When Wawa, the $6 billion convenience-store chain, came up with a new flatbread breakfast product in 2008, the company’s marketing department was flat-out excited. The product had performed exceptionally well in spot testing and seemed more than ready for a systemwide rollout.
At that very time, though, Wawa was trying out a software-based approach to designing and evaluating customer-behavior tests. After it redid the flatbread test using the technology, the breakfast item was killed. “We found it was cannibalizing other, more-profitable products,” says Wawa CFO Chris Gheysens.
What made the difference was a more-scientific approach to selecting stores for test and control groups, as well as regression analyses to weed out irrelevant “noise” from test results.
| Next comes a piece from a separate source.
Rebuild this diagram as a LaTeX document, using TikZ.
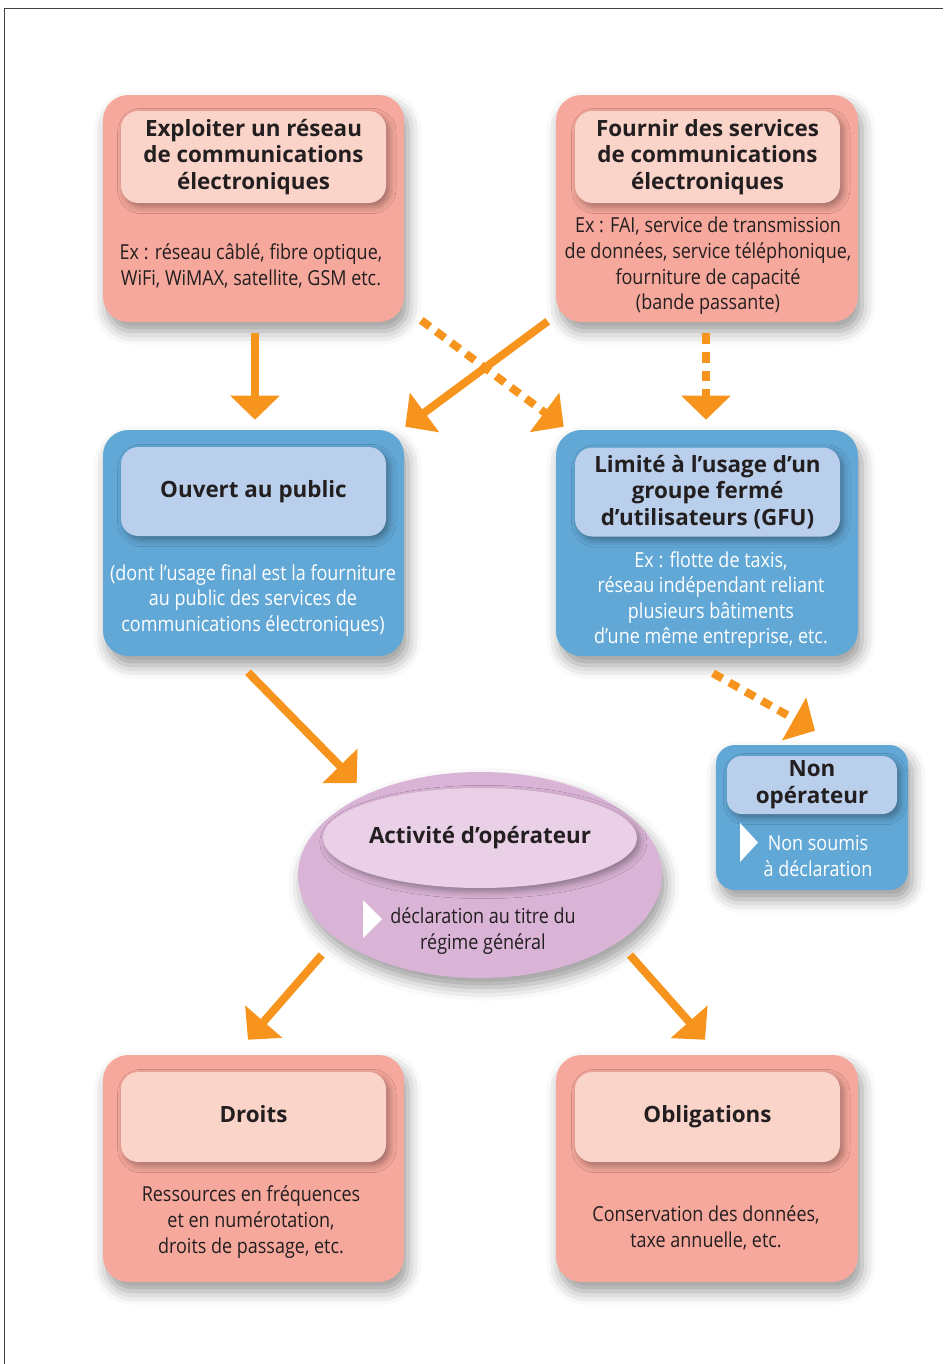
\documentclass[tikz,border=0pt]{standalone}
\usepackage{fontspec}
\setmainfont{Open Sans}
\newfontfamily\headfont{Open Sans}
\newfontfamily\bodyfont{Open Sans}[FakeStretch=0.87]
\usetikzlibrary{arrows.meta,shadows.blur,shapes.geometric}
\definecolor{salmonC}{HTML}{F6A89C}
\definecolor{pinkC}{HTML}{FAD3C9}
\definecolor{blueC}{HTML}{62A8D6}
\definecolor{lblueC}{HTML}{B9CFEB}
\definecolor{purpleC}{HTML}{DAB4D6}
\definecolor{lpurpleC}{HTML}{EAD0E6}
\definecolor{orangeC}{HTML}{F7941D}
\definecolor{textC}{HTML}{231F20}
\definecolor{borderC}{HTML}{404040}
\tikzset{
  sz/.style 2 args={minimum width={#1*0.75pt}, minimum height={#2*0.75pt}},
  bigshadow/.style={blur shadow={shadow xshift=3pt, shadow yshift=-7pt, shadow blur radius=10pt, shadow opacity=40}},
  smallshadow/.style={blur shadow={shadow xshift=2.5pt, shadow yshift=-3pt, shadow blur radius=5pt, shadow opacity=35}},
  outerbox/.style={rectangle, rounded corners=19pt, inner sep=0pt, bigshadow},
  innerbox/.style={rectangle, rounded corners=13pt, inner sep=0pt, smallshadow, align=center, text=textC,
     font=\headfont\bfseries\fontsize{16.8}{20}\selectfont},
  salmonbox/.style={outerbox, fill=salmonC},
  bluebox/.style={outerbox, fill=blueC},
  pinkhead/.style={innerbox, fill=pinkC},
  bluehead/.style={innerbox, fill=lblueC},
  bodytext/.style={align=center, inner sep=0pt, text=textC, font=\bodyfont\fontsize{15.5}{19.2}\selectfont},
  whitetext/.style={bodytext, text=white},
  arr/.style={draw=orangeC, line width=6pt, -{Triangle[width=36pt,length=18pt]}},
  dotarr/.style={arr, dash pattern=on 8pt off 6pt},
}
\begin{document}
\begin{tikzpicture}[x=0.75pt, y=-0.75pt]
\useasboundingbox (0,0) rectangle (943,1364);
\draw[borderC, line width=0.8pt] (4.5,1364) -- (4.5,8.5) -- (943,8.5);

% top row
\node[salmonbox, sz={301}{227}] (tl) at (253.5,208.5) {};
\node[pinkhead, sz={265}{92}] (tlh) at (253.5,157) {Exploiter un réseau\\de communications\\électroniques};
\node[bodytext] (tlb) at (251,266) {Ex : réseau câblé, fibre optique,\\WiFi, WiMAX, satellite, GSM etc.};

\node[salmonbox, sz={302}{227}] (tr) at (707,208.5) {};
\node[pinkhead, sz={265}{92}] (trh) at (707.5,157) {Fournir des services\\de communications\\électroniques};
\node[bodytext] (trb) at (708,266) {Ex : FAI, service de transmission\\de données, service téléphonique,\\fourniture de capacité\\(bande passante)};

% second row
\node[bluebox, sz={301}{226}] (bl) at (253.5,543) {};
\node[bluehead, sz={265}{89}] (blh) at (253.5,491.5) {Ouvert au public};
\node[whitetext] (blb) at (253,600.5) {(dont l’usage final est la fourniture\\au public des services de\\communications électroniques)};

\node[bluebox, sz={302}{226}] (br) at (707,543) {};
\node[bluehead, sz={265}{89}] (brh) at (707.5,492) {Limité à l’usage d’un\\groupe fermé\\d’utilisateurs (GFU)};
\node[whitetext] (brb) at (711,600) {Ex : flotte de taxis,\\réseau indépendant reliant\\plusieurs bâtiments\\d’une même entreprise, etc.};

% non operateur
\node[bluebox, rounded corners=14pt, sz={192}{145}] (nop) at (812,817.5) {};
\node[bluehead, rounded corners=11pt, sz={170}{58}] (noph) at (812,785) {Non\\opérateur};
\node[whitetext] (nopb) at (818,856) {Non soumis\\à déclaration};
\fill[white] (740,823) -- (758,842.5) -- (740,862) -- cycle;

% ellipse
\node[ellipse, fill=purpleC, inner sep=0pt, sz={364}{206}, bigshadow] (ell) at (480,875) {};
\node[ellipse, fill=lpurpleC, inner sep=0pt, sz={264}{100}, smallshadow, text=textC,
      font=\headfont\bfseries\fontsize{16.8}{20}\selectfont] (ellh) at (480,838) {Activité d’opérateur};
\node[bodytext] (ellb) at (483,931) {déclaration au titre du\\régime général};
\fill[white] (363,900) -- (382,919) -- (363,938) -- cycle;

% bottom row
\node[salmonbox, sz={301}{227}] (dl) at (253.5,1168.5) {};
\node[pinkhead, sz={265}{90}] (dlh) at (253.5,1117) {Droits\vphantom{g}};
\node[bodytext] (dlb) at (251,1222) {Ressources en fréquences\\et en numérotation,\\droits de passage, etc.};

\node[salmonbox, sz={302}{227}] (dr) at (707,1168.5) {};
\node[pinkhead, sz={265}{90}] (drh) at (707.5,1117) {Obligations};
\node[bodytext] (drb) at (706,1228) {Conservation des données,\\taxe annuelle, etc.};

% arrows
\draw[arr] ([shift={(1.5,11)}]tl.south) -- ([shift={(1.5,-10)}]bl.north);
\draw[dotarr] ([shift={(17,-2)}]tl.south east) -- ([shift={(8,-3)}]br.north west);
\draw[arr] ([shift={(-8,-1)}]tr.south west) -- ([shift={(1,-3)}]bl.north east);
\draw[dotarr] ([shift={(-1,11)}]tr.south) -- ([shift={(-1,-10)}]br.north);
\draw[arr] ([shift={(-5.5,16)}]bl.south) -- ([shift={(-123.3,-92)}]ell.center);
\draw[dotarr] ([shift={(6,17)}]br.south) -- ([shift={(3,-14)}]nop.north);
\draw[arr] ([shift={(-158.3,80)}]ell.center) -- ([shift={(-5.5,-15)}]dl.north);
\draw[arr] ([shift={(150,80)}]ell.center) -- ([shift={(-2,-15)}]dr.north);
\end{tikzpicture}
\end{document}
The software that provided the heightened sophistication, called Test & Learn, is from Applied Predictive Technologies (APT), which has established a strong following among large retailers.
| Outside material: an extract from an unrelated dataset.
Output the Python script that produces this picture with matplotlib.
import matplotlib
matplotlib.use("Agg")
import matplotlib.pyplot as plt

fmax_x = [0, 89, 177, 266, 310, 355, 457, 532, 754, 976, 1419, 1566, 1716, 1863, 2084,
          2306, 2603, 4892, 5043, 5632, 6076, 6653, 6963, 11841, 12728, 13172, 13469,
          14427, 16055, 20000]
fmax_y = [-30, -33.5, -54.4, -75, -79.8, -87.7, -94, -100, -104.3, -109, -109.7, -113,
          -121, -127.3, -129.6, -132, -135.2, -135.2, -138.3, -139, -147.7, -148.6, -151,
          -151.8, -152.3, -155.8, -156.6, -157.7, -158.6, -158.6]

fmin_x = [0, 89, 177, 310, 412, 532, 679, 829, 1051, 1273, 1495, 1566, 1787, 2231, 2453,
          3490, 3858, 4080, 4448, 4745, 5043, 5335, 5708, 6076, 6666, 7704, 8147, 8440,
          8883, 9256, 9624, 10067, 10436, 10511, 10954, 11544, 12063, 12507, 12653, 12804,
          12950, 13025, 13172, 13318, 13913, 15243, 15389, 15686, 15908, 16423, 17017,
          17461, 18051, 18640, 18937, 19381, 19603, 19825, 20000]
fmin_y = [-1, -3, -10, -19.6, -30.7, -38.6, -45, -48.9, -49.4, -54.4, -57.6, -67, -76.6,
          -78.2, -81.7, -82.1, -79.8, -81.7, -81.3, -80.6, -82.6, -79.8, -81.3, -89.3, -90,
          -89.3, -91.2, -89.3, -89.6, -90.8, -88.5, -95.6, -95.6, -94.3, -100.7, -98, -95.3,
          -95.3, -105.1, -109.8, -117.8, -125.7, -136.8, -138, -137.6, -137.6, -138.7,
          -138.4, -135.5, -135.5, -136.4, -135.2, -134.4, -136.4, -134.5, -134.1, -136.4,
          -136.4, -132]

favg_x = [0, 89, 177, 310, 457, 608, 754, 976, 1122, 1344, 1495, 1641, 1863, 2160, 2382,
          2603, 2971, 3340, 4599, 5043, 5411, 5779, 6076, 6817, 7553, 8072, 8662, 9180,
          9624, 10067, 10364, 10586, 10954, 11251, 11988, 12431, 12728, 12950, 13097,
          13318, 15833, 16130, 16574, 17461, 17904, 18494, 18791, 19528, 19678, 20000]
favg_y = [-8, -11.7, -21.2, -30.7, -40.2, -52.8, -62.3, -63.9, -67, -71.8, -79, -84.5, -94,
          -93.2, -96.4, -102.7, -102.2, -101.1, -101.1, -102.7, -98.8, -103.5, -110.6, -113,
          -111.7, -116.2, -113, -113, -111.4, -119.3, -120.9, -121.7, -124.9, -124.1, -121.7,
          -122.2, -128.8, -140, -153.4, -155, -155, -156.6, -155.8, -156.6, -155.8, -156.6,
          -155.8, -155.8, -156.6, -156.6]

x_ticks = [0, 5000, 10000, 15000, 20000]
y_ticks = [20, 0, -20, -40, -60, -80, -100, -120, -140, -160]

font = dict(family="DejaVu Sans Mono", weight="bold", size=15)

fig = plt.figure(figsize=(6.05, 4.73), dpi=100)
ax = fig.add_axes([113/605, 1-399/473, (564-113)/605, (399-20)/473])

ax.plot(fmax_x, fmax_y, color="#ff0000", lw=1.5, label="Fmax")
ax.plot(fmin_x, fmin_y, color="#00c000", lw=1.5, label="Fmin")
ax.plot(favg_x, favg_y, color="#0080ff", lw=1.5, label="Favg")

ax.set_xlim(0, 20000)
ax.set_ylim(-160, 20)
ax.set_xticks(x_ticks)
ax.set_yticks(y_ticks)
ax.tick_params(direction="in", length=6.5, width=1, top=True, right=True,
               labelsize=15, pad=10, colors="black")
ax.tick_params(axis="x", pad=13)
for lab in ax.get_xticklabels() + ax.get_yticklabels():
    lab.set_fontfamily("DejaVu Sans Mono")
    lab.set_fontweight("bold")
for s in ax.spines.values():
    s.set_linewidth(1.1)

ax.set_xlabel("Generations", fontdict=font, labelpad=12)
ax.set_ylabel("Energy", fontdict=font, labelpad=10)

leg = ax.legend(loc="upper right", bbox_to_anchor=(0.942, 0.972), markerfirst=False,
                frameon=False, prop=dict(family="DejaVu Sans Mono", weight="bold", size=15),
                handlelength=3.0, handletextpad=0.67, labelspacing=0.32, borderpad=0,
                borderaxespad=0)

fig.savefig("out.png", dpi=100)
Before signing on with APT, Wawa routinely performed what Gheysens calls a “good old manual” testing process, with financial analysts using spreadsheets to select stores and evaluate flux and trending data.
That process was problematic, says Gheysens. “We were never really confident as a finance group giving approval for new products or other initiatives, and we didn’t have a strong-enough voice to kill them either, because with that kind of manual analysis and all the noise in the data, you really rely on influence and emotion more than facts,” he says.
The software isn’t cheap. The average annual cost for the typical three-year license is between $700,000 and $1 million, notes Scott Setrakian, APT’s managing director. That price point defines its market: Fortune 1000 companies.
It takes anywhere from two weeks to a few months to establish a daily data feed from a customer to APT. Companies provide information by store, market, or merchandise class, and some also provide transaction-level data.
Test & Learn is designed to provide visibility into the impact of any kind of program, investment, or activity that may influence customer behavior. It provides three levels of understanding, Setrakian says: how an action will affect overall sales or profitability; how to tailor the action for maximum effectiveness, such as whether a 5%, 10%, or 15% discount is best; and the impact by market, store, or even by customer.
For designing tests, the software calculates the optimal number of locations to test and the test duration. For example, if sales vacillate greatly every day under normal conditions, more stores must be included in the test for a relatively longer period than if sales typically don’t vary much outside test environments.
The software then picks test stores that are representative of the full-rollout population in any number of selected attributes, such as store size, store age, or sales volume. And for each test store, the software finds others very much like it to compose a custom control group where the program will not be tested.